I would say that Data Science and Machine Learning are skills, and not just technologies. They are the skills needed to derive useful insights from data and solve problems by building predictive models.

Formally speaking, this is how Data Science and Machine Learning is defined:

Data Science is the process of extracting useful information from data in order to solve real-world problems. Machine Learning is the process of making a machine learn how to solve problems by feeding it lots of data.

These two domains are heavily interconnected. Machine Learning is a part of Data Science that makes use of Machine Learning algorithms and other statistical techniques to understand how data is affecting and growing a business.

Now let’s understand where Python libraries fit into Data Science and Machine Learning.

Why Use Python For Data Science & Machine Learning?

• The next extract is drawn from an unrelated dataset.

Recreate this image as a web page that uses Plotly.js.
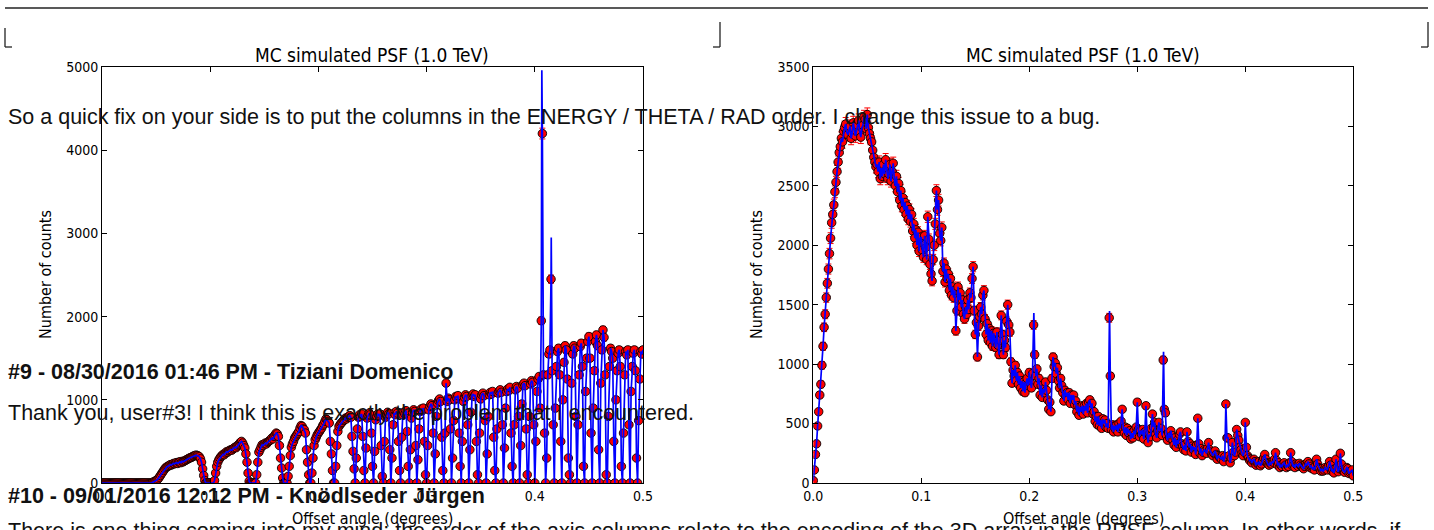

Python is ranked at number 1 for the most popular programming language used to implement Machine Learning and Data Science. Let’s understand why so many Data Scientists and Machine Learning Engineers prefer Python over any other programming language.

Ease of learning: Python uses a very simple syntax that can be used to implement simple computations like, the addition of two strings to complex processes such as building complex Machine Learning models.
Less Code: Implementing Data Science and Machine Learning involve tons and tons of algorithms. Thanks to Pythons support for pre-defined packages, we don’t have to code algorithms. And to make things easier, Python provides “check as you code” methodology that reduces the burden of testing the code.
Prebuilt Libraries: Python has 100s of pre-built libraries to implement various Machine Learning and Deep Learning algorithms. So every time you want to run an algorithm on a data set, all you have to do is install and load the necessary packages with a single command. Examples of pre-built libraries include NumPy, Keras, Tensorflow, Pytorch, and so on.
Platform Independent: Python can run on multiple platforms including Windows, macOS, Linux, Unix, and so on. While transferring code from one platform to the other you can make use of packages such as PyInstaller that will take care of any dependency issues.
Massive Community Support: Apart from a huge fan following, Python has multiple communities, groups, and forums where programmers post their errors and help each other.

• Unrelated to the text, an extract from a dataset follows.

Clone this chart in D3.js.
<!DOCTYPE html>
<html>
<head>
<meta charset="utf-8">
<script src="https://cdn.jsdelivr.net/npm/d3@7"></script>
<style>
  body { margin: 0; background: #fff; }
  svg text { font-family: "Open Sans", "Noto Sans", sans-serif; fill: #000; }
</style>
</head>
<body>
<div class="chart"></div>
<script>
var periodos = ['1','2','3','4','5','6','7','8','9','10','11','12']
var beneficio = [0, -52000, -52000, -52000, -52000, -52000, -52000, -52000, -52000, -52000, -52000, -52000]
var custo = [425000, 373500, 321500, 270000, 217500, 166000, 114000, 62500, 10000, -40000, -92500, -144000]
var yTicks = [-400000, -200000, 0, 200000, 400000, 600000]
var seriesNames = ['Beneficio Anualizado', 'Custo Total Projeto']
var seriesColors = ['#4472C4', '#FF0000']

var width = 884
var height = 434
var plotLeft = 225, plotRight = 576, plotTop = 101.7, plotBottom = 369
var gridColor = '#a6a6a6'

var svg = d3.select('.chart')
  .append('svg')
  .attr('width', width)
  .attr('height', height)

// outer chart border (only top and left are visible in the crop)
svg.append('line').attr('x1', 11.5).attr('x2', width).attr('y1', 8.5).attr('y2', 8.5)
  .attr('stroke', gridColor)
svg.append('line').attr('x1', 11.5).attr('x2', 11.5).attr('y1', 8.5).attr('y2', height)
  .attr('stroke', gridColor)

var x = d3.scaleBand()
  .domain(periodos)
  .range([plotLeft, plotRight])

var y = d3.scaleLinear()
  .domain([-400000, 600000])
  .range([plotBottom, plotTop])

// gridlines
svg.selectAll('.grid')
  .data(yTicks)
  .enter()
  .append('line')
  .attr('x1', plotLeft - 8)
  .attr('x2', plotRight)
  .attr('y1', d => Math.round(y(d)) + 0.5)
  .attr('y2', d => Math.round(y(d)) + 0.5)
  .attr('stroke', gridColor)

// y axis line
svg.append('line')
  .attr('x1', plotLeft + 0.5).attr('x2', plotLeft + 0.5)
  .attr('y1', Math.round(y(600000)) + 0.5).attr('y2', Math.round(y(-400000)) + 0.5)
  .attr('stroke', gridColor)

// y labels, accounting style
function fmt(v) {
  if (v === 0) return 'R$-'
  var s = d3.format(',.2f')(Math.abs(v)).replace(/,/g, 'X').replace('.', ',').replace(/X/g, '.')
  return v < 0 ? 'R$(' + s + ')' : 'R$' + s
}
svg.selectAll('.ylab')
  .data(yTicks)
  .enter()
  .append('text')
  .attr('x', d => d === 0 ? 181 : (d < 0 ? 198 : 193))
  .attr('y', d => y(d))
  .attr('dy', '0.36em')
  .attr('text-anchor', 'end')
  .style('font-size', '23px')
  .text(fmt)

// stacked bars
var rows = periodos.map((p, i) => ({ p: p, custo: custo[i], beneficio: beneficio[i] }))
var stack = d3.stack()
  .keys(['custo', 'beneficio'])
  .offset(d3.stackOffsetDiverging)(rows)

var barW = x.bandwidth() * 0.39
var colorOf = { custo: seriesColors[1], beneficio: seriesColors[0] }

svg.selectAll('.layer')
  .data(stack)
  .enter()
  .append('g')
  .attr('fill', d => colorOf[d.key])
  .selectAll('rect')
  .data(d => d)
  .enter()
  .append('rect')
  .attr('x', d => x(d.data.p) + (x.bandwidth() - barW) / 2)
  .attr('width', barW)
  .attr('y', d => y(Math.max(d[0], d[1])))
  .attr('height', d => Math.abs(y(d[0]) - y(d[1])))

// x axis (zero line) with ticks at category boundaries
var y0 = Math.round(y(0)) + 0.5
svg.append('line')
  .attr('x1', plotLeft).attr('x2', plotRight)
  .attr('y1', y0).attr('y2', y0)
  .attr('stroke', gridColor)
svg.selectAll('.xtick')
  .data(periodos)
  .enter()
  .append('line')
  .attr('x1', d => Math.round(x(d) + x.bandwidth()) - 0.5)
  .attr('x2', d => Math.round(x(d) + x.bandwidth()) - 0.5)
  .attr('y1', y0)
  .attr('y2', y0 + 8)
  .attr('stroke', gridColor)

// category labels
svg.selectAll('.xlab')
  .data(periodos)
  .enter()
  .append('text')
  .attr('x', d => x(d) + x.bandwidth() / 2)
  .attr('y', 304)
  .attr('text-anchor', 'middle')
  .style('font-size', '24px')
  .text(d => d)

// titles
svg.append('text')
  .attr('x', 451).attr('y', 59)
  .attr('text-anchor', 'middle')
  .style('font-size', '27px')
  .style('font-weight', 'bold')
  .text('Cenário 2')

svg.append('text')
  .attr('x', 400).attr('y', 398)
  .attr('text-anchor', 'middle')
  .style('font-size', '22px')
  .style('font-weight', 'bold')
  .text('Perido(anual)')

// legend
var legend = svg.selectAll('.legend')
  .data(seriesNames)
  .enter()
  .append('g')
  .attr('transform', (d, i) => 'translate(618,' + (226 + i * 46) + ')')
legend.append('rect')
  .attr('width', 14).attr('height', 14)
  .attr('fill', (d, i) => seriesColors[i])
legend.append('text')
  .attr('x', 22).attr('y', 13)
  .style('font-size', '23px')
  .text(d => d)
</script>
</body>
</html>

Now that you know why Python is considered to be one of the best programming languages for Data Science and Machine Learning, let’s understand the different Python libraries for Data Science and Machine Learning.

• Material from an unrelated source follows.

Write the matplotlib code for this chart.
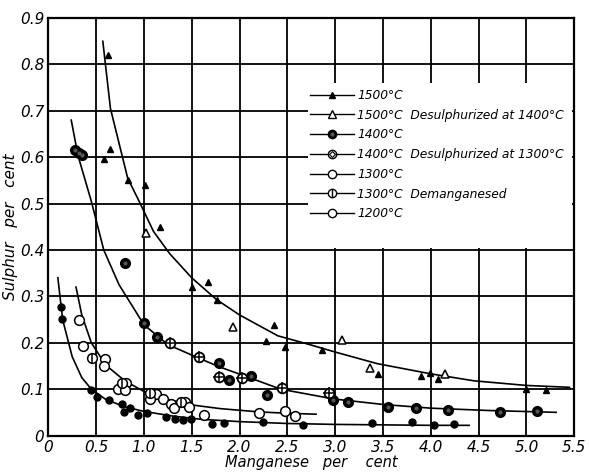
import matplotlib
matplotlib.use("Agg")
import matplotlib.pyplot as plt
from matplotlib.legend_handler import HandlerTuple
from matplotlib.patches import Rectangle

# ---- tick labels ----
x_ticks = [0, 0.5, 1.0, 1.5, 2.0, 2.5, 3.0, 3.5, 4.0, 4.5, 5.0, 5.5]
x_tick_labels = ["0", "0.5", "1.0", "1.5", "2.0", "2.5", "3.0", "3.5", "4.0", "4.5", "5.0", "5.5"]
y_ticks = [0, 0.1, 0.2, 0.3, 0.4, 0.5, 0.6, 0.7, 0.8, 0.9]
y_tick_labels = ["0", "0.1", "0.2", "0.3", "0.4", "0.5", "0.6", "0.7", "0.8", "0.9"]

# ---- data points (Mn %, S %) ----
mn_1500 = [0.62, 0.65, 0.58, 0.83, 1.01, 1.17, 1.50, 1.67, 1.76, 2.36, 2.28, 2.47, 2.86, 3.45, 3.90, 3.99, 4.07, 4.99, 5.20]
s_1500 = [0.82, 0.617, 0.596, 0.55, 0.54, 0.45, 0.321, 0.33, 0.293, 0.238, 0.203, 0.19, 0.185, 0.132, 0.129, 0.134, 0.122, 0.10, 0.099]

mn_1500_des = [1.02, 1.93, 3.07, 3.36, 4.15]
s_1500_des = [0.437, 0.234, 0.206, 0.146, 0.132]

mn_1400 = [0.28, 0.32, 0.35, 0.80, 1.00, 1.135, 1.78, 1.89, 2.12, 2.29, 2.98, 3.13, 3.55, 3.84, 4.18, 4.72, 5.11]
s_1400 = [0.615, 0.61, 0.605, 0.371, 0.242, 0.213, 0.157, 0.12, 0.128, 0.088, 0.077, 0.072, 0.061, 0.06, 0.056, 0.051, 0.053]

mn_1400_des = [1.27, 1.575, 1.78, 2.03, 2.44, 2.93]
s_1400_des = [0.20, 0.169, 0.126, 0.124, 0.102, 0.092]

mn_1300 = [0.324, 0.368, 0.595, 0.578, 0.73, 0.81, 0.807, 1.125, 1.06, 1.20, 1.287, 1.31, 1.43, 1.47, 1.625, 2.20, 2.47, 2.58]
s_1300 = [0.25, 0.194, 0.166, 0.15, 0.101, 0.113, 0.099, 0.089, 0.078, 0.078, 0.069, 0.059, 0.072, 0.062, 0.045, 0.049, 0.052, 0.042]

mn_1300_dem = [0.46, 0.766, 1.068, 1.39]
s_1300_dem = [0.168, 0.113, 0.091, 0.072]

mn_1200 = [0.128, 0.145, 0.443, 0.51, 0.635, 0.77, 0.855, 0.787, 0.94, 1.034, 1.236, 1.33, 1.405, 1.49, 1.71, 1.84, 2.25, 2.66, 3.39, 3.80, 4.03, 4.24]
s_1200 = [0.278, 0.252, 0.099, 0.083, 0.076, 0.069, 0.059, 0.051, 0.044, 0.049, 0.041, 0.035, 0.034, 0.036, 0.024, 0.026, 0.03, 0.022, 0.026, 0.03, 0.022, 0.024]

# ---- hand-drawn curves, points ----
curve_1500_x = [0.57, 0.65, 0.77, 0.83, 0.95, 1.10, 1.27, 1.50, 1.76, 2.00, 2.40, 2.70, 3.00, 3.44, 4.00, 4.45, 5.00, 5.45]
curve_1500_y = [0.85, 0.705, 0.605, 0.555, 0.505, 0.44, 0.392, 0.34, 0.293, 0.26, 0.215, 0.198, 0.18, 0.155, 0.133, 0.118, 0.108, 0.104]

curve_1400_x = [0.24, 0.31, 0.45, 0.58, 0.74, 1.00, 1.25, 1.55, 1.79, 2.10, 2.43, 2.98, 3.50, 4.00, 4.60, 5.31]
curve_1400_y = [0.68, 0.604, 0.505, 0.40, 0.325, 0.239, 0.196, 0.169, 0.148, 0.125, 0.10, 0.079, 0.067, 0.059, 0.054, 0.05]

curve_1300_x = [0.29, 0.35, 0.45, 0.60, 0.80, 1.00, 1.25, 1.50, 1.80, 2.20, 2.50, 2.80]
curve_1300_y = [0.32, 0.26, 0.20, 0.152, 0.118, 0.095, 0.078, 0.066, 0.058, 0.051, 0.048, 0.046]

curve_1200_x = [0.10, 0.15, 0.25, 0.35, 0.45, 0.60, 0.80, 1.00, 1.30, 1.60, 2.00, 2.50, 3.00, 3.50, 4.00, 4.40]
curve_1200_y = [0.34, 0.25, 0.17, 0.125, 0.10, 0.078, 0.062, 0.052, 0.042, 0.035, 0.03, 0.026, 0.024, 0.023, 0.022, 0.022]

legend_labels = ["1500\u00b0C", "1500\u00b0C  Desulphurized at 1400\u00b0C", "1400\u00b0C",
                 "1400\u00b0C  Desulphurized at 1300\u00b0C", "1300\u00b0C", "1300\u00b0C  Demanganesed", "1200\u00b0C"]

plt.rcParams["font.family"] = ["DejaVu Sans"]

fig = plt.figure(figsize=(5.89, 4.76), dpi=100)
ax = fig.add_axes([0.082, 0.085, 0.893, 0.877])

ax.set_xlim(0, 5.5)
ax.set_ylim(0, 0.9)
ax.set_xticks(x_ticks)
ax.set_xticklabels(x_tick_labels, fontstyle="italic", fontsize=11)
ax.set_yticks(y_ticks)
ax.set_yticklabels(y_tick_labels, fontstyle="italic", fontsize=11)
ax.tick_params(length=0, pad=3)
ax.grid(True, color="black", linewidth=1.3, zorder=0)
ax.set_axisbelow(True)
for sp in ax.spines.values():
    sp.set_linewidth(1.6)

# white area behind the legend (gridlines hidden there)
ax.add_patch(Rectangle((2.72, 0.405), 2.76, 0.355, facecolor="white", edgecolor="none", zorder=1))

lw = 1.2
for cx, cy in [(curve_1500_x, curve_1500_y), (curve_1400_x, curve_1400_y),
               (curve_1300_x, curve_1300_y), (curve_1200_x, curve_1200_y)]:
    ax.plot(cx, cy, color="black", linewidth=lw, zorder=3)

ax.plot(mn_1500, s_1500, linestyle="none", marker="^", markersize=5, color="black", zorder=4)
ax.plot(mn_1500_des, s_1500_des, linestyle="none", marker="^", markersize=6,
        markerfacecolor="white", markeredgecolor="black", markeredgewidth=1.1, zorder=4)
ax.plot(mn_1400, s_1400, linestyle="none", marker="o", markersize=7, color="black", zorder=4)
ax.plot(mn_1400, s_1400, linestyle="none", marker="o", markersize=2, color="#555555", zorder=5)
ax.plot(mn_1400_des, s_1400_des, linestyle="none", marker="o", markersize=7,
        markerfacecolor="white", markeredgecolor="black", markeredgewidth=1.3, zorder=4)
ax.plot(mn_1400_des, s_1400_des, linestyle="none", marker="+", markersize=9,
        color="black", markeredgewidth=1.1, zorder=5)
ax.plot(mn_1300, s_1300, linestyle="none", marker="o", markersize=7,
        markerfacecolor="white", markeredgecolor="black", markeredgewidth=1.1, zorder=4)
ax.plot(mn_1300_dem, s_1300_dem, linestyle="none", marker="o", markersize=7,
        markerfacecolor="white", markeredgecolor="black", markeredgewidth=1.1, zorder=4)
ax.plot(mn_1300_dem, s_1300_dem, linestyle="none", marker="|", markersize=7,
        color="black", markeredgewidth=1.1, zorder=5)
ax.plot(mn_1200, s_1200, linestyle="none", marker="o", markersize=5, color="black", zorder=4)

# legend proxies (marker on a short line)
def proxy(**kw):
    return ax.plot([], [], color="black", linewidth=1.0, **kw)[0]

p1500 = proxy(marker="^", markersize=5)
p1500d = proxy(marker="^", markersize=6, markerfacecolor="white", markeredgecolor="black")
p1400a = proxy(marker="o", markersize=6)
p1400b = ax.plot([], [], linestyle="none", marker="o", markersize=2, color="#555555")[0]
p1400da = proxy(marker="o", markersize=6, markerfacecolor="white", markeredgecolor="black")
p1400db = ax.plot([], [], linestyle="none", marker="D", markersize=3, markerfacecolor="white",
                  markeredgecolor="black", markeredgewidth=0.8)[0]
p1300 = proxy(marker="o", markersize=6, markerfacecolor="white", markeredgecolor="black")
p1300da = proxy(marker="o", markersize=6, markerfacecolor="white", markeredgecolor="black")
p1300db = ax.plot([], [], linestyle="none", marker="|", markersize=6, color="black")[0]
p1200 = proxy(marker="o", markersize=6, markerfacecolor="white", markeredgecolor="black")

handles = [p1500, p1500d, (p1400a, p1400b), (p1400da, p1400db), p1300, (p1300da, p1300db), p1200]
leg = ax.legend(handles, legend_labels, loc="upper left", bbox_to_anchor=(0.497, 0.83),
                handler_map={tuple: HandlerTuple(ndivide=1)},
                frameon=False, handlelength=3.6, handletextpad=0.3, labelspacing=0.55,
                borderpad=0.0, borderaxespad=0.0,
                prop={"style": "italic", "size": 8.8})
leg.set_zorder(6)

ax.set_ylabel("Sulphur   per   cent", fontstyle="italic", fontsize=11, labelpad=1)
ax.set_xlabel("Manganese   per    cent", fontstyle="italic", fontsize=10.5, labelpad=0)

fig.savefig("out.png", dpi=100)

Python Libraries For Data Science And Machine Learning

The single most important reason for the popularity of Python in the field of AI and Machine Learning is the fact that Python provides 1000s of inbuilt libraries that have in-built functions and methods to easily carry out data analysis, processing, wrangling, modeling and so on. In the below section we’ll discuss the Data Science and Machine Learning libraries for the following tasks:

Statistical Analysis
Data Visualization
Data Modelling and Machine Learning
Deep Learning
Natural Language Processing (NLP)

Python Libraries For Statistical Analysis

Statistics is one of the most basic fundamentals of Data Science and Machine Learning. All Machine Learning and Deep Learning algorithms, techniques, etc are built on the basic principles and concepts of Statistics.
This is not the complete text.